_Set task_:
Which lines in the records below contain the word "diagram"? Copy each one out.

═════ Provided data ═════

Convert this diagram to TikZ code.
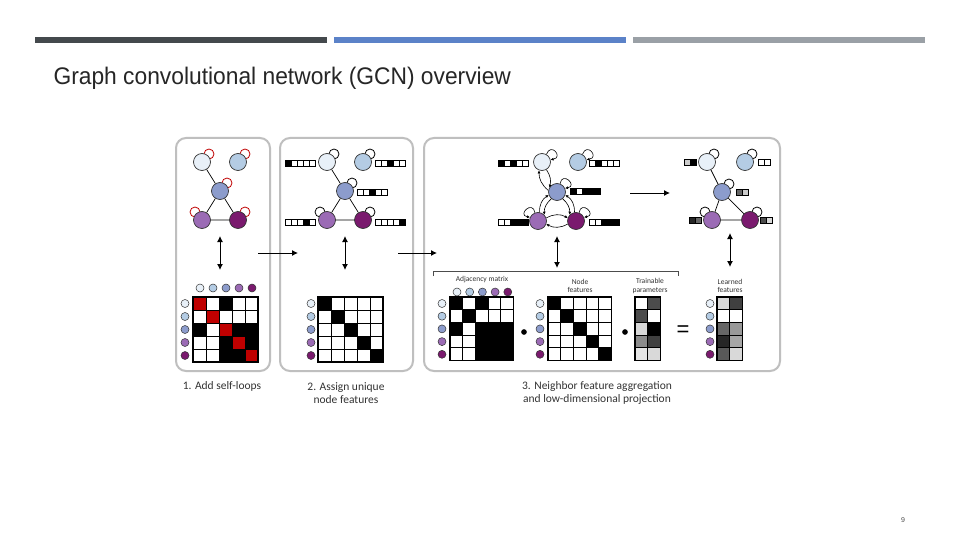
\documentclass[tikz,border=0pt]{standalone}
\usepackage{fontspec}
\setmainfont{Liberation Sans}
\newfontfamily\capf{Carlito}
\usetikzlibrary{arrows.meta}
\definecolor{cA}{HTML}{E8F0F8}
\definecolor{cB}{HTML}{B4CCE4}
\definecolor{cC}{HTML}{8C9CCC}
\definecolor{cD}{HTML}{9B6BB5}
\definecolor{cE}{HTML}{7A1A6E}
\definecolor{bar1}{HTML}{44494D}
\definecolor{bar2}{HTML}{5B82C8}
\definecolor{bar3}{HTML}{9AA0A6}
\newcommand\gmat[4]{% x y cell rows
  \foreach \row [count=\i] in {#4} {\foreach \cc [count=\j] in \row {
    \fill[\cc] (#1+\j*#3-#3,#2+\i*#3-#3) rectangle ++(#3,#3);}}
  \foreach \row [count=\i] in {#4} {\foreach \cc [count=\j] in \row {
    \draw[line width=0.7pt] (#1+\j*#3-#3,#2+\i*#3-#3) rectangle ++(#3,#3);}}
  \draw[line width=1.2pt] (#1,#2) rectangle ++(\xmax*#3,5*#3);}
\newcommand\fvec[3]{% x y cells
  \foreach \cc [count=\j] in {#3} {\fill[\cc] (#1+\j*6-6,#2-3) rectangle ++(6,6);
    \draw[line width=0.5pt] (#1+\j*6-6,#2-3) rectangle ++(6,6);}}
\newcommand\rowmk[3]{% x y step
  \foreach \cc [count=\i] in {cA,cB,cC,cD,cE} \node[mk,fill=\cc] at (#1,#2+\i*#3-#3) {};}
\newcommand\colmk[3]{%
  \foreach \cc [count=\i] in {cA,cB,cC,cD,cE} \node[mk,fill=\cc] at (#1+\i*#3-#3,#2) {};}
\begin{document}
\begin{tikzpicture}[x=1pt,y=-1pt,
  gn/.style={circle,draw=black!80,line width=0.7pt,minimum size=17pt,inner sep=0pt},
  mk/.style={circle,draw=black!80,line width=0.5pt,minimum size=8pt,inner sep=0pt},
  panel/.style={rounded corners=10pt,draw=black!25,line width=2pt},
  lp/.style={draw=#1,line width=0.8pt,fill=white},
  arr/.style={-{Latex[length=6pt,width=6pt]},line width=1pt},
  darr/.style={{Latex[length=6pt,width=6pt]}-{Latex[length=6pt,width=6pt]},line width=1pt},
  carr/.style={-{Latex[length=3pt,width=3pt]},line width=0.6pt},
  lab/.style={font=\capf\fontsize{7.5}{8.5}\selectfont,align=center,text=black!80},
  capt/.style={font=\capf\fontsize{11.5}{13}\selectfont,align=center,text=black!80}]
\useasboundingbox (0,0) rectangle (960,540);
\fill[white] (0,0) rectangle (960,540);
\fill[bar1] (35,37) rectangle (327,43);
\fill[bar2] (334,37) rectangle (626,43);
\fill[bar3] (633,37) rectangle (925,43);
\node[anchor=west,font=\fontsize{20}{24}\selectfont,text=black!85] (title) at (50,78) {\fontsize{24}{28}\selectfont\scalebox{0.95}[1]{Graph convolutional network (GCN) overview}};
\node[font=\fontsize{7}{8}\selectfont,text=black!70] (pg) at (903,520) {9};
% panels
\draw[panel] (176,138) rectangle (270,371);
\draw[panel] (280,138) rectangle (413,371);
\draw[panel] (424,138) rectangle (780,371);
% ---------- panel 1
\def\xmax{5}
\begin{scope}[name prefix=p1]
\draw[lp=red!75!black] (209,154) circle (5); \draw[lp=red!75!black] (245,154) circle (5);
\draw[lp=red!75!black] (227,183) circle (5); \draw[lp=red!75!black] (195,212) circle (5);
\draw[lp=red!75!black] (245,212) circle (5);
\node[gn,fill=cA] (a) at (202,162) {};
\node[gn,fill=cB] (b) at (238,162) {};
\node[gn,fill=cC] (c) at (220,191) {};
\node[gn,fill=cD] (d) at (202,220) {};
\node[gn,fill=cE] (e) at (238,220) {};
\draw[line width=0.7pt] (a)--(c) (c)--(d) (c)--(e) (d)--(e);
\coordinate (u) at (220,236); \coordinate (v) at (220,270);
\draw[darr] (u)--(v);
\end{scope}
\colmk{200}{288}{13}
\rowmk{185}{303.5}{13}
\def\R{red!75!black}
\gmat{193}{297}{13}{{\R,white,black,white,white},{white,\R,white,white,white},{black,white,\R,black,black},{white,white,black,\R,black},{white,white,black,black,\R}}
\coordinate (s1) at (258,253); \coordinate (t1) at (298,253);
\draw[arr] (s1)--(t1);
\node[capt] (c1) at (222,386) {1. Add self-loops};
% ---------- panel 2
\begin{scope}[name prefix=p2]
\draw[lp=black] (334,154) circle (5); \draw[lp=black] (370,154) circle (5);
\draw[lp=black] (352,183) circle (5); \draw[lp=black] (320,212) circle (5);
\draw[lp=black] (370,212) circle (5);
\node[gn,fill=cA] (a) at (327,162) {};
\node[gn,fill=cB] (b) at (363,162) {};
\node[gn,fill=cC] (c) at (345,191) {};
\node[gn,fill=cD] (d) at (327,220) {};
\node[gn,fill=cE] (e) at (363,220) {};
\draw[line width=0.7pt] (a)--(c) (c)--(d) (c)--(e) (d)--(e);
\coordinate (u) at (345,236); \coordinate (v) at (345,270);
\draw[darr] (u)--(v);
\end{scope}
\fvec{285}{163}{black,white,white,white,white}
\fvec{375}{163}{white,white,black,white,white}
\fvec{357}{192}{white,white,black,white,white}
\fvec{285}{222}{white,white,white,black,white}
\fvec{375}{222}{white,white,white,white,black}
\rowmk{311}{303.5}{13}
\gmat{318}{297}{13}{{black,white,white,white,white},{white,black,white,white,white},{white,white,black,white,white},{white,white,white,black,white},{white,white,white,white,black}}
\coordinate (s2) at (398,253); \coordinate (t2) at (437,253);
\draw[arr] (s2)--(t2);
\node[capt] (c2) at (346,393) {2. Assign unique\\node features};
% ---------- panel 3 left graph
\begin{scope}[name prefix=p3]
\node[gn,fill=cA] (a) at (542,162) {};
\node[gn,fill=cB] (b) at (578,162) {};
\node[gn,fill=cC] (c) at (557,192) {};
\node[gn,fill=cD] (d) at (538,221) {};
\node[gn,fill=cE] (e) at (576,221) {};
\draw[carr] (a.60) to[out=70,in=10,looseness=5] (a.15);
\draw[carr] (b.60) to[out=70,in=10,looseness=5] (b.15);
\draw[carr] (c.70) to[out=80,in=10,looseness=5] (c.25);
\draw[carr] (d.110) to[out=100,in=170,looseness=5] (d.155);
\draw[carr] (e.70) to[out=80,in=10,looseness=5] (e.25);
\draw[carr] (a.300) to[bend left=25] (c.150);
\draw[carr] (c.170) to[bend left=25] (a.250);
\draw[carr] (c.230) to[bend right=25] (d.45);
\draw[carr] (d.80) to[bend left=30] (c.200);
\draw[carr] (c.310) to[bend left=25] (e.135);
\draw[carr] (e.100) to[bend right=30] (c.340);
\draw[carr] (d.20) to[bend left=30] (e.160);
\draw[carr] (e.200) to[bend left=30] (d.340);
\coordinate (u) at (557,236); \coordinate (v) at (557,268);
\draw[darr] (u)--(v);
\coordinate (s) at (630,193); \coordinate (t) at (670,193);
\draw[arr] (s)--(t);
\end{scope}
\fvec{498}{163}{black,white,black,white,white}
\fvec{589}{163}{white,black,white,white,white}
\fvec{570}{191}{black,white,black,black,black}
\fvec{498}{222}{white,white,black,black,black}
\fvec{589}{222}{white,white,black,black,black}
% right graph
\begin{scope}[name prefix=p4]
\draw[lp=black] (714,154) circle (5); \draw[lp=black] (752,154) circle (5);
\draw[lp=black] (729,184) circle (5); \draw[lp=black] (705,212) circle (5);
\draw[lp=black] (757,212) circle (5);
\node[gn,fill=cA] (a) at (707,162) {};
\node[gn,fill=cB] (b) at (745,162) {};
\node[gn,fill=cC] (c) at (722,192) {};
\node[gn,fill=cD] (d) at (712,220) {};
\node[gn,fill=cE] (e) at (750,220) {};
\draw[line width=0.7pt] (a)--(c) (c)--(d) (c)--(e) (d)--(e);
\coordinate (u) at (730,233); \coordinate (v) at (730,267);
\draw[darr] (u)--(v);
\end{scope}
\fvec{684}{162}{black!20,black}
\fvec{758}{162}{white,white}
\fvec{736}{192}{black!60,black!20}
\fvec{689}{220}{black!85,black!60}
\fvec{760}{220}{black!70,black!15}
% bracket & labels
\coordinate (k1) at (433,276); \coordinate (k2) at (433,271); \coordinate (k3) at (678,271); \coordinate (k4) at (678,276);
\draw[line width=0.6pt,black!70] (k1)--(k2)--(k3)--(k4);
\node[lab] (l1) at (482,280) {Adjacency matrix};
\node[lab] (l2) at (580,286) {Node\\features};
\node[lab] (l3) at (650,286) {Trainable\\parameters};
\node[lab] (l4) at (730,286) {Learned\\features};
\colmk{457}{292}{12.7}
\rowmk{442}{303.5}{12.7}
\gmat{450}{297}{12.7}{{black,white,black,white,white},{white,black,white,white,white},{black,white,black,black,black},{white,white,black,black,black},{white,white,black,black,black}}
\node[circle,fill=black,inner sep=2pt] (dot1) at (524,332) {};
\rowmk{540}{303.5}{12.7}
\gmat{548}{297}{12.7}{{black,white,white,white,white},{white,black,white,white,white},{white,white,black,white,white},{white,white,white,black,white},{white,white,white,white,black}}
\node[circle,fill=black,inner sep=2pt] (dot2) at (625,332) {};
\def\xmax{2}
\gmat{635}{297}{12.7}{{white,black!70},{black!70,white},{black!15,black},{black!45,black!75},{black!10,black!15}}
\node[font=\fontsize{22}{22}\selectfont] (eq) at (683,331) {=};
\rowmk{710}{303.5}{12.7}
\gmat{717}{297}{12.7}{{black!15,black!75},{white,white},{black!60,black!40},{black!85,black!35},{black!65,black!15}}
\node[capt] (c3) at (597,393) {3. Neighbor feature aggregation\\and low-dimensional projection};
\end{tikzpicture}
\end{document}
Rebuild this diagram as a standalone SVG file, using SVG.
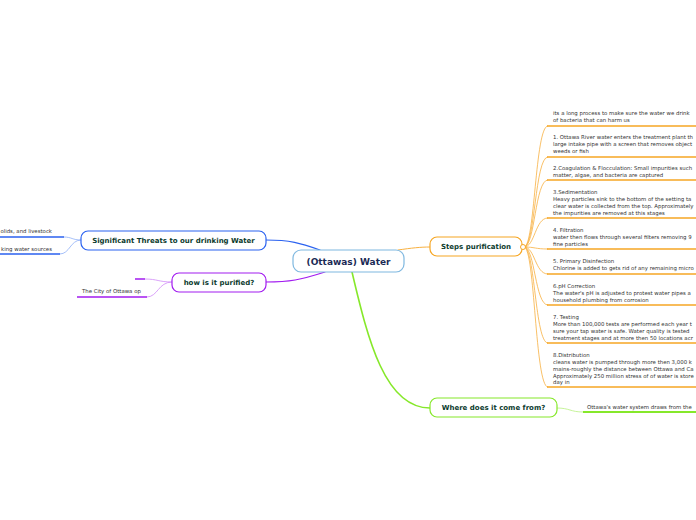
<svg xmlns="http://www.w3.org/2000/svg" width="696" height="520" viewBox="0 0 696 520">
<style>
.node{fill:#ffffff;stroke-width:1.2}
.t{font-family:"DejaVu Sans",Verdana,sans-serif;font-weight:bold;fill:#0c3b2e;text-anchor:middle}
.s{font-family:"DejaVu Sans",Verdana,sans-serif;font-size:5.4px;fill:#333333}
.c{fill:none;stroke-linecap:round}
.o{stroke:#f8b040}
.ou{stroke:#f6a623;stroke-width:1.6}
</style>
<rect width="696" height="520" fill="#ffffff"/>
<g id="connectors">
  <path class="c" d="M398 250 C412 248,420 247,430 247" stroke="#f8b040" stroke-width="1"/>
  <path class="c" d="M320 250 C300 243,290 240,266 240" stroke="#2b62f0" stroke-width="1.2"/>
  <path class="c" d="M325 272 C300 280,290 282,266 282" stroke="#a21cf0" stroke-width="1.2"/>
  <path class="c" d="M352 272 C368 340,385 408,430 408" stroke="#86e82a" stroke-width="1.6"/>
  <g class="o" fill="none" stroke-width="0.8">
    <path d="M524 247 C535 247,535 126,548 126"/>
    <path d="M524 247 C535 247,535 157,548 157"/>
    <path d="M524 247 C535 247,535 180,548 180"/>
    <path d="M524 247 C535 247,535 218,548 218"/>
    <path d="M524 247 C535 247,535 249,548 249"/>
    <path d="M524 247 C535 247,535 274,548 274"/>
    <path d="M524 247 C535 247,535 305,548 305"/>
    <path d="M524 247 C535 247,535 343,548 343"/>
    <path d="M524 247 C535 247,535 387,548 387"/>
  </g>
  <g class="ou" fill="none">
    <path d="M547 126 H696"/><path d="M547 157 H696"/><path d="M547 180 H696"/>
    <path d="M547 218 H696"/><path d="M547 249 H696"/><path d="M547 274 H696"/>
    <path d="M547 305 H696"/><path d="M547 343 H696"/><path d="M547 387 H696"/>
  </g>
  <path class="c" d="M81 240 C72 240,72 237,64 237" stroke="#8fb0f8" stroke-width="0.8"/>
  <path class="c" d="M81 240 C70 240,70 254,60 254" stroke="#8fb0f8" stroke-width="0.8"/>
  <path d="M64 237 H0 M60 254 H0" stroke="#2b62f0" stroke-width="1.6" fill="none"/>
  <path class="c" d="M172 282 C158 282,158 279,145 279" stroke="#d08cf8" stroke-width="0.8"/>
  <path class="c" d="M172 282 C158 282,158 297,147 297" stroke="#d08cf8" stroke-width="0.8"/>
  <path d="M145 279 H135 M147 297 H77" stroke="#a21cf0" stroke-width="1.6" fill="none"/>
  <path class="c" d="M557 408 C570 408,570 412,583 412" stroke="#b8f080" stroke-width="0.8"/>
  <path d="M583 412 H696" stroke="#86e82a" stroke-width="1.8" fill="none"/>
</g>
<g id="center">
  <rect class="node" x="293" y="250" width="111" height="22" rx="8" stroke="#7fb8e0"/>
  <text class="t" x="348.5" y="264.5" font-size="9" style="fill:#1b2a55">(Ottawas) Water</text>
</g>
<g id="steps">
  <rect class="node" x="430" y="237" width="92" height="19" rx="7" stroke="#f6a623"/>
  <text class="t" x="476" y="249" font-size="7">Steps purification</text>
  <circle cx="523" cy="247" r="2.5" fill="#ffffff" stroke="#f6a623" stroke-width="1"/>
</g>
<g id="threats">
  <rect class="node" x="81" y="231" width="185" height="19" rx="7" stroke="#2b62f0"/>
  <text class="t" x="173.5" y="243" font-size="7">Significant Threats to our drinking Water</text>
</g>
<g id="purified">
  <rect class="node" x="172" y="273" width="94" height="19" rx="7" stroke="#a21cf0"/>
  <text class="t" x="219" y="285" font-size="7">how is it purified?</text>
</g>
<g id="where">
  <rect class="node" x="430" y="398" width="127" height="19" rx="7" stroke="#86e82a"/>
  <text class="t" x="493.5" y="410" font-size="7">Where does it come from?</text>
</g>
<g id="steps-items" class="s">
  <text x="553" y="115">its a long process to make sure the water we drink</text>
  <text x="553" y="122">of bacteria that can harm us</text>
  <text x="553" y="139">1. Ottawa River water enters the treatment plant th</text>
  <text x="553" y="146">large intake pipe with a screen that removes object</text>
  <text x="553" y="153">weeds or fish</text>
  <text x="553" y="170">2.Coagulation &amp; Flocculation: Small impurities such</text>
  <text x="553" y="177">matter, algae, and bacteria are captured</text>
  <text x="553" y="194">3.Sedimentation</text>
  <text x="553" y="201">Heavy particles sink to the bottom of the setting ta</text>
  <text x="553" y="208">clear water is collected from the top. Approximately</text>
  <text x="553" y="215">the impurities are removed at this stages</text>
  <text x="553" y="232">4. Filtration</text>
  <text x="553" y="239">water then flows through several filters removing 9</text>
  <text x="553" y="246">fine particles</text>
  <text x="553" y="263">5. Primary Disinfection</text>
  <text x="553" y="270">Chlorine is added to gets rid of any remaining micro</text>
  <text x="553" y="288">6.pH Correction</text>
  <text x="553" y="295">The water's pH is adjusted to protest water pipes a</text>
  <text x="553" y="302">household plumbing from corrosion</text>
  <text x="553" y="319">7. Testing</text>
  <text x="553" y="326">More than 100,000 tests are performed each year t</text>
  <text x="553" y="333">sure your tap water is safe. Water quality is tested</text>
  <text x="553" y="340">treatment stages and at more then 50 locations acr</text>
  <text x="553" y="357">8.Distribution</text>
  <text x="553" y="364">cleans water is pumped through more then 3,000 k</text>
  <text x="553" y="371">mains-roughly the distance between Ottawa and Ca</text>
  <text x="553" y="378">Approximately 250 million stress of of water is store</text>
  <text x="553" y="384">day in</text>
</g>
<g id="other-items" class="s">
  <text x="52" y="233" text-anchor="end">olids, and livestock</text>
  <text x="52" y="251" text-anchor="end">king water sources</text>
  <text x="82" y="293">The City of Ottawa op</text>
  <text x="587" y="409">Ottawa's water system draws from the</text>
</g>
</svg>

═════

_Written solution_:
Convert this diagram to TikZ code.
Rebuild this diagram as a standalone SVG file, using SVG.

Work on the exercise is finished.